What findings has your invasive pest modeling work revealed thus far?
Our studies establish a high correlation between trade flows and spatio-temporal spread patterns of Tuta Absoluta. Our models indicate that major production areas close to urban centers are highly vulnerable to infestations. This is because — due to high demand for tomatoes — urban centers attract imports from several regions (domestic as well as international). This increases the probability of introducing the pest into this area. Our models show that domestic spread is quite rapid; within two to four years of introduction, Tuta Absoluta can spread all over a country due to high volume of domestic trade.
What is the value of invasive pest modeling data for our present and future world, and what challenges do you face?
Current state-of-the-art modeling approaches mainly focus on long-term suitability of the establishment of pests. There is a great need for methods, however, that provide possible spatio-temporal spread scenarios for emerging pests. Such information is crucial for monitoring efforts, prevention of introduction, and mitigating the spread if the pest does get introduced.
Our models require a lot of quality data, which is generally not available — particularly in regions where USAID operates.

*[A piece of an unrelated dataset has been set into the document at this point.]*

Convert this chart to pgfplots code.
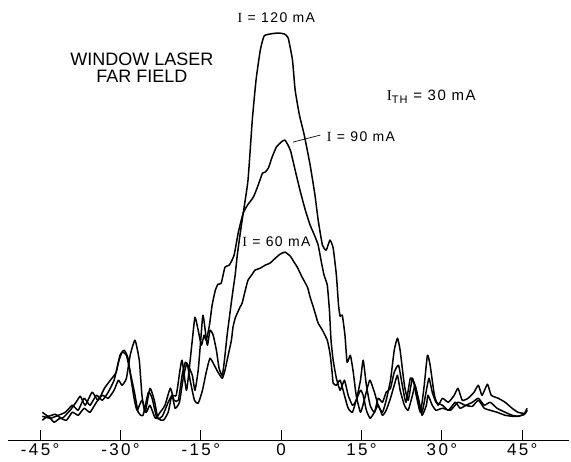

In such situations, extensive sensitivity analysis and uncertainty quantification is necessary for robust predictions.
What is the best-case scenario for how your pest modeling work will be applied?
The number of invasions from alien species has only been increasing in recent times. This is mainly due to globalization. In particular, our food systems are increasingly comprised of concentrated production centers and long-distance transportation of commodities, making them very vulnerable to attacks. Not only that, but elements such as climate change can facilitate invasive species spread even further.
Simply knowing where Tuta Asboluta will arrive and when has aided us in conducting awareness and management workshops around the globe to help communities prepare, training farmers and researchers on the use of such technologies as pheromone traps. My team also received an additional grant from the U.S. Department of Agriculture to map the pest’s entry into the U.S., safeguarding the country’s billion-dollar tomato industry.